The Judges Election Committee on Tuesday made six new appointments to the lower courts but decided against publishing a detailed protocol of the committee's deliberations now or in the future, Tzahi Moshe, Justice Minister Daniel Friedmann's communications adviser, announced.
The committee also decided to postpone a meeting that had been scheduled for March 25 to elect new justices to the Supreme Court.
There are currently only 10 permanent justices serving on the court which, by law, is supposed to have 15.
The committee decided that it would record the topics that it discussed regarding each candidate vying for a judicial posting, but would not publish this material unless the committee specifically decided otherwise. It decided that the protocol that would be released would "reflect the main points of the committee's itinerary for that meeting." Moshe did not elaborate on this decision.
Regarding another matter, the court decided to publish in the government gazette the names of the candidates for each judicial posting 30 days before the committee is due to vote, instead of 21 days as has been the case up until now. The names are published in order to give the public time to express opposition and provide information to the committee about the various candidates. According to Tuesday's decision, objections will be accepted up to 10 days before the committee meeting, so as to give the candidates enough time to respond to the allegations against them.
The committee also decided that the subcommittees of the Judges Election Committee that interview each candidate for a judicial posting who is not currently a judge, must refer every candidate to the course for judges conducted by the Judges In-Training Center.

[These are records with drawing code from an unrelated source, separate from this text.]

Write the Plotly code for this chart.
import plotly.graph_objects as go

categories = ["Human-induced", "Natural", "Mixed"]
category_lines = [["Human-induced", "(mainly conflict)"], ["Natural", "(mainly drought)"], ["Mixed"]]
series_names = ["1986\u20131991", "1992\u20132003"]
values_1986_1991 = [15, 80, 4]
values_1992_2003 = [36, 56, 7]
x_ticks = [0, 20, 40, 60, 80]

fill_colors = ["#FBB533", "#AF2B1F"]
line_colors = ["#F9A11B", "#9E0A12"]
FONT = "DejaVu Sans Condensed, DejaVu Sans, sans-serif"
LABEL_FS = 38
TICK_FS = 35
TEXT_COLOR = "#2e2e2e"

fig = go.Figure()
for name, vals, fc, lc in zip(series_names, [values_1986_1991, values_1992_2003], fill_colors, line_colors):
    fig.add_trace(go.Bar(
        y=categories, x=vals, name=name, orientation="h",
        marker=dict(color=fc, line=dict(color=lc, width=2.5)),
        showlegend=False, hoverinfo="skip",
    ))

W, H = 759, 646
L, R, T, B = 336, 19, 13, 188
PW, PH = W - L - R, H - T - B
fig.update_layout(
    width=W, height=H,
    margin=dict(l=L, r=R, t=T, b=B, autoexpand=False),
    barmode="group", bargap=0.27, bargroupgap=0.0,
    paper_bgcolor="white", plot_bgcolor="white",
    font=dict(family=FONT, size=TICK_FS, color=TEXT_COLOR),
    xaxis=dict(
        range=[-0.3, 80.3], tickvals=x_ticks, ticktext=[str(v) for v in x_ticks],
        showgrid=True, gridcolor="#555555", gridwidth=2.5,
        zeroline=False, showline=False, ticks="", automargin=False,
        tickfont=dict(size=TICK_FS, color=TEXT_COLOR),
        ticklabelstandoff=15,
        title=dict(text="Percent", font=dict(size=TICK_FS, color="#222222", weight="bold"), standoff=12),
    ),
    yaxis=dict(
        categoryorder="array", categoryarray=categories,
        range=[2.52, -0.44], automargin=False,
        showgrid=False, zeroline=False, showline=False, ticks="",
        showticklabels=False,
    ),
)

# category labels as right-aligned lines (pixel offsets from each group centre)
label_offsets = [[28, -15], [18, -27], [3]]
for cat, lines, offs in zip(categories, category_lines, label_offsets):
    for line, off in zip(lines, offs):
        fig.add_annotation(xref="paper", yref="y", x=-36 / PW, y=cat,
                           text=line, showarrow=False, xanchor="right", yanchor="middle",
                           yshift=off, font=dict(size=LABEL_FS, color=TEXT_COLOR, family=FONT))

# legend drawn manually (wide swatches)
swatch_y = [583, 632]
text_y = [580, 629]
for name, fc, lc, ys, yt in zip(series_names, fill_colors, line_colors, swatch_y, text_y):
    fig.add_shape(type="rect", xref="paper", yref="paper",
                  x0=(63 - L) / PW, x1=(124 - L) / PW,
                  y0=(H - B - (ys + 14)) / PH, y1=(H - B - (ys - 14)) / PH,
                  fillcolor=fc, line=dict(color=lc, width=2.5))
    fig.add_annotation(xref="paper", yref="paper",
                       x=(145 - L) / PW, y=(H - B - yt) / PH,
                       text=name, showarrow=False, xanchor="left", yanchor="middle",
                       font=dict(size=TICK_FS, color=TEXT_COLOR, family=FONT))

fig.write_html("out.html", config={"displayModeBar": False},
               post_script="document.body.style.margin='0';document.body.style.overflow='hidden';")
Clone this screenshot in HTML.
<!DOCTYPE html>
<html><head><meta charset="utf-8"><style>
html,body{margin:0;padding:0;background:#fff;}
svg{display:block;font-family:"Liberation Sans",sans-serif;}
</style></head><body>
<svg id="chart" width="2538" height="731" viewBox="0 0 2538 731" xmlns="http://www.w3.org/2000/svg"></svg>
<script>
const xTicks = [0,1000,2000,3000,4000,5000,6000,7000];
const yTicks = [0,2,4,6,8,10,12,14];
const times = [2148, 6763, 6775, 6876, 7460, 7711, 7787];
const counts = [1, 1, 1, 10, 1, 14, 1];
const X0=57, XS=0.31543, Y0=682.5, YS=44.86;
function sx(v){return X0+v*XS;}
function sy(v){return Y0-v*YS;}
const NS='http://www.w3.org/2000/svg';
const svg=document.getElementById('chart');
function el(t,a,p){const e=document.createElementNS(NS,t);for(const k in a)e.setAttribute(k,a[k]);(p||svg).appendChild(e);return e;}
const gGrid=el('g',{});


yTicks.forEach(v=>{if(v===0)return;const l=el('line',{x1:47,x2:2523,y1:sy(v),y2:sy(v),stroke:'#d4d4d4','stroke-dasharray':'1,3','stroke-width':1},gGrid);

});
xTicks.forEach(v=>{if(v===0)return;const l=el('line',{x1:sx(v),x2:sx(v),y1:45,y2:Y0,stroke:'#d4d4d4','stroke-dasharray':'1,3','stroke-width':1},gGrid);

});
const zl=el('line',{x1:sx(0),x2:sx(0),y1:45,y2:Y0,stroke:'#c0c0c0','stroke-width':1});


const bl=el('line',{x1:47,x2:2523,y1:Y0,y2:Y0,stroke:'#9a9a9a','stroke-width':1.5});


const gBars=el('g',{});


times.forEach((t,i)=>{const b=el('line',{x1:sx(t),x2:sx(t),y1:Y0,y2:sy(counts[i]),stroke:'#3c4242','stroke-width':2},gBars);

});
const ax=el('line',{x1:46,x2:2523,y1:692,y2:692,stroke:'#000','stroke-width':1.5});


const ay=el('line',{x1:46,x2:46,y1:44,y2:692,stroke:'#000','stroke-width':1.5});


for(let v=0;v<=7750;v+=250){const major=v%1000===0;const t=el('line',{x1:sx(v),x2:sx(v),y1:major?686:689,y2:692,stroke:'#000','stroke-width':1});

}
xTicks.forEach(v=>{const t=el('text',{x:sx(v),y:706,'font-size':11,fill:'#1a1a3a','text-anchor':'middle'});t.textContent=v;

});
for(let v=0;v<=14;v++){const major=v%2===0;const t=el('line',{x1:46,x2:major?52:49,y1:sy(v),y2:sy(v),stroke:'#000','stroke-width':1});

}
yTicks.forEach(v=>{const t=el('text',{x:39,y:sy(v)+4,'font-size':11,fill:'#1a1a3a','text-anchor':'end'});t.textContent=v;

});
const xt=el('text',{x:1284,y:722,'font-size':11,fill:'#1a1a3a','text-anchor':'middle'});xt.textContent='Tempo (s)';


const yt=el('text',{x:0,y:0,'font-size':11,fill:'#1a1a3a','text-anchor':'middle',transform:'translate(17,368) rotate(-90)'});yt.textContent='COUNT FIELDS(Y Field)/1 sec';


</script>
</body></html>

Until now, the subcommittee has not been required to instruct every candidate to take the five-day course. The subcommittee may also order candidates to take a special test to gauge whether they are suitable for a judicial career.
The committee decided to meet again on March 7 to continue appointing new judges to lower and district courts.
Meanwhile, activist Ben-Zion Citrin wrote to Friedmann earlier in the day demanding that he keep the Justice Ministry's promise to elect new justices to the Supreme Court on March 25. The Justice Ministry made the promise in response to a petition filed by Citrin demanding that the Judges Election Committee appoint new justices immediately, since no new appointments had been made to the Supreme Court since May 2004, and five positions were vacant.